* BEGIN *

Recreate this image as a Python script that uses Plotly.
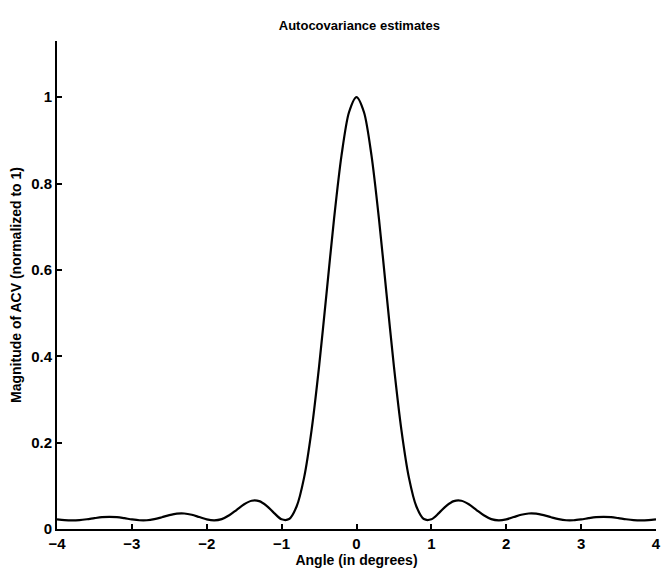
import plotly.graph_objects as go

angle_deg = [-4.0, -3.9, -3.8, -3.7, -3.6, -3.5, -3.4, -3.3, -3.2, -3.1,
             -3.0, -2.9, -2.8, -2.7, -2.6, -2.5, -2.4, -2.3, -2.2, -2.1,
             -2.0, -1.9, -1.8, -1.7, -1.6, -1.5, -1.4, -1.3, -1.2, -1.1,
             -1.0, -0.9, -0.8, -0.7, -0.6, -0.5, -0.4, -0.3, -0.2, -0.1,
             0.0,
             0.1, 0.2, 0.3, 0.4, 0.5, 0.6, 0.7, 0.8, 0.9, 1.0,
             1.1, 1.2, 1.3, 1.4, 1.5, 1.6, 1.7, 1.8, 1.9, 2.0,
             2.1, 2.2, 2.3, 2.4, 2.5, 2.6, 2.7, 2.8, 2.9, 3.0,
             3.1, 3.2, 3.3, 3.4, 3.5, 3.6, 3.7, 3.8, 3.9, 4.0]

acv_right = [0.965, 0.865, 0.718, 0.546, 0.376, 0.229, 0.119, 0.052, 0.023, 0.0224,
             0.0368, 0.0537, 0.0645, 0.0654, 0.0574, 0.0445, 0.0317, 0.0229, 0.020, 0.0224,
             0.0277, 0.033, 0.0359, 0.0355, 0.032, 0.0272, 0.0228, 0.0203, 0.0203, 0.0223,
             0.025, 0.0273, 0.0282, 0.0273, 0.0251, 0.0226, 0.0207, 0.020, 0.0206, 0.0221]
acv_magnitude = list(reversed(acv_right)) + [1.0] + acv_right

x_ticks = [-4, -3, -2, -1, 0, 1, 2, 3, 4]
x_tick_labels = ["\u22124", "\u22123", "\u22122", "\u22121", "0", "1", "2", "3", "4"]
y_ticks = [0, 0.2, 0.4, 0.6, 0.8, 1]
y_tick_labels = ["0", "0.2", "0.4", "0.6", "0.8", "1"]

font_family = "Liberation Sans, Arial, Helvetica, sans-serif"

fig = go.Figure()
fig.add_trace(go.Scatter(
    x=angle_deg, y=acv_magnitude, mode="lines",
    line=dict(color="black", width=2.2, shape="spline", smoothing=0.8),
    showlegend=False, hoverinfo="skip"))

fig.update_layout(
    width=663, height=569,
    margin=dict(l=57, r=7, t=41, b=40),
    paper_bgcolor="white", plot_bgcolor="white",
    font=dict(family=font_family, color="black", size=14),
    title=dict(text="Autocovariance estimates", x=0.542, xanchor="center",
               y=0.956, yanchor="middle",
               font=dict(family=font_family, size=13, color="black", weight="bold")),
    xaxis=dict(range=[-4, 4], tickvals=x_ticks, ticktext=x_tick_labels,
               showgrid=False, zeroline=False, showline=True, linecolor="black",
               linewidth=2, ticks="inside", ticklen=5, tickwidth=1.5,
               tickcolor="black", ticklabeloverflow="allow", automargin=False,
               tickfont=dict(size=15, family=font_family, weight="bold"),
               title=dict(text="Angle (in degrees)", standoff=0,
                          font=dict(size=14, family=font_family, weight="bold"))),
    yaxis=dict(range=[0, 1.13], tickvals=y_ticks, ticktext=y_tick_labels,
               showgrid=False, zeroline=False, showline=True, linecolor="black",
               linewidth=2, ticks="inside", ticklen=5, tickwidth=1.5,
               tickcolor="black", tickfont=dict(size=15, family=font_family, weight="bold"),
               title=dict(text="Magnitude of ACV (normalized to 1)", standoff=6,
                          font=dict(size=14, family=font_family, weight="bold"))),
)

fig.write_html("out.html")
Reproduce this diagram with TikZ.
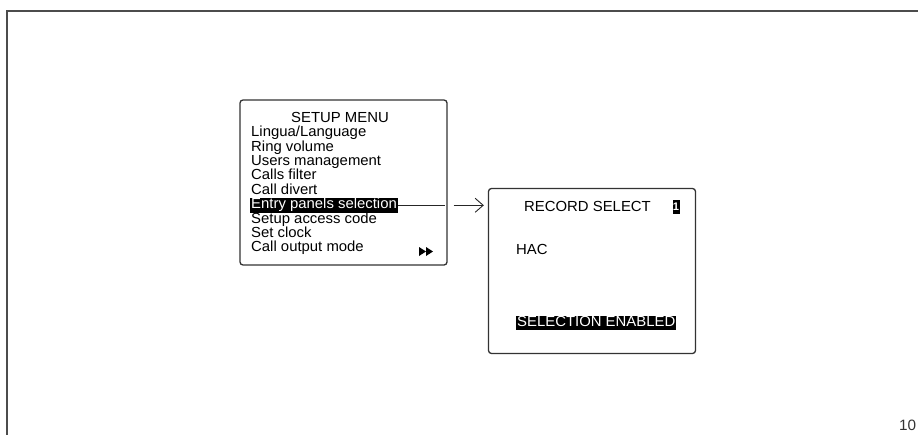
\documentclass[tikz,border=0pt]{standalone}
\usepackage{fontspec}
\setmainfont[FakeStretch=1.02]{Liberation Sans}
\usetikzlibrary{positioning,arrows.meta}

\tikzset{
  screen/.style={draw=black!80, line width=1.3pt, rounded corners=3pt,
    minimum width=207pt, minimum height=165pt, inner sep=0pt},
  item/.style={anchor=base west, inner sep=0pt, font=\fontsize{14.6}{14.4}\selectfont},
  inverse/.style={item, fill=black, text=white, inner xsep=1pt, inner ysep=0.8pt,
    text height=9.8pt, text depth=3pt},
  link/.style={black!85, line width=0.9pt},
}

\begin{document}
\begin{tikzpicture}[x=1pt,y=-1pt,node distance=14.4pt]
  \useasboundingbox (0,0) rectangle (918,434);
  % page frame
  \draw[black!70, line width=1.8pt] (7,440) -- (7,11) -- (925,11);

  % the two screens
  \node[screen] (menu) at (343.5,182.5) {};
  \node[screen] (record) at (592,271) {};

  % setup menu
  \node[item, anchor=base] (title) at (340,122.3) {SETUP MENU};
  \node[item] (lingua) at (251,136.7) {Lingua/Language};
  \node[item] (ring) [below=of lingua.base west, anchor=base west] {Ring volume};
  \node[item] (users) [below=of ring.base west, anchor=base west] {Users management};
  \node[item] (filter) [below=of users.base west, anchor=base west] {Calls filter};
  \node[item] (divert) [below=of filter.base west, anchor=base west] {Call divert};
  \node[inverse] (entry) [below=of divert.base west, anchor=base west, xshift=-1pt] {Entry panels selection};
  \node[item] (access) [below=of entry.base west, anchor=base west, xshift=1pt] {Setup access code};
  \node[item] (clock) [below=of access.base west, anchor=base west] {Set clock};
  \node[item] (output) [below=of clock.base west, anchor=base west] {Call output mode};
  \foreach \x in {419,426}
    \fill (\x,247) -- ++(7,4.5) -- ++(-7,4.5) -- cycle;

  % record select screen
  \node[item] (rectitle) at (524,211) {RECORD SELECT};
  \node[fill=black, text=white, minimum width=7pt, minimum height=14pt, inner sep=0pt,
    font=\fontsize{11}{11}\bfseries\selectfont] (recno) at (676,206.5) {1};
  \node[item] (hac) at (516,254) {HAC};
  \node[inverse] (enabled) at (516,326.5) {SELECTION ENABLED};

  % connection
  \draw[link] (entry.east) -- ([xshift=-3pt]menu.east |- entry.east);
  \draw[link, -{Straight Barb[length=8pt,width=14pt]}]
    ([xshift=6pt]menu.east |- entry.east) -- ([xshift=-4pt]record.west |- entry.east);

  \node[item, font=\fontsize{15}{15}\selectfont, text=black!80] (pageno) at (899,430) {10};
\end{tikzpicture}
\end{document}
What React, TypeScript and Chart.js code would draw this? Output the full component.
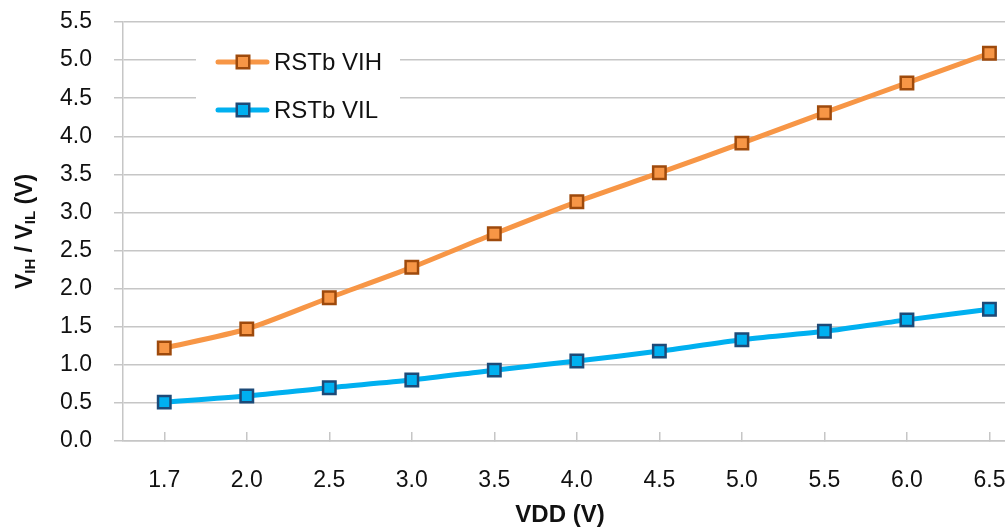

* END *

Look through the entries above for the word "this". Copy every line where it shows up.

**SOLVED EXERCISE:**
Recreate this image as a Python script that uses Plotly.
Reproduce this diagram with TikZ.
What React, TypeScript and Chart.js code would draw this? Output the full component.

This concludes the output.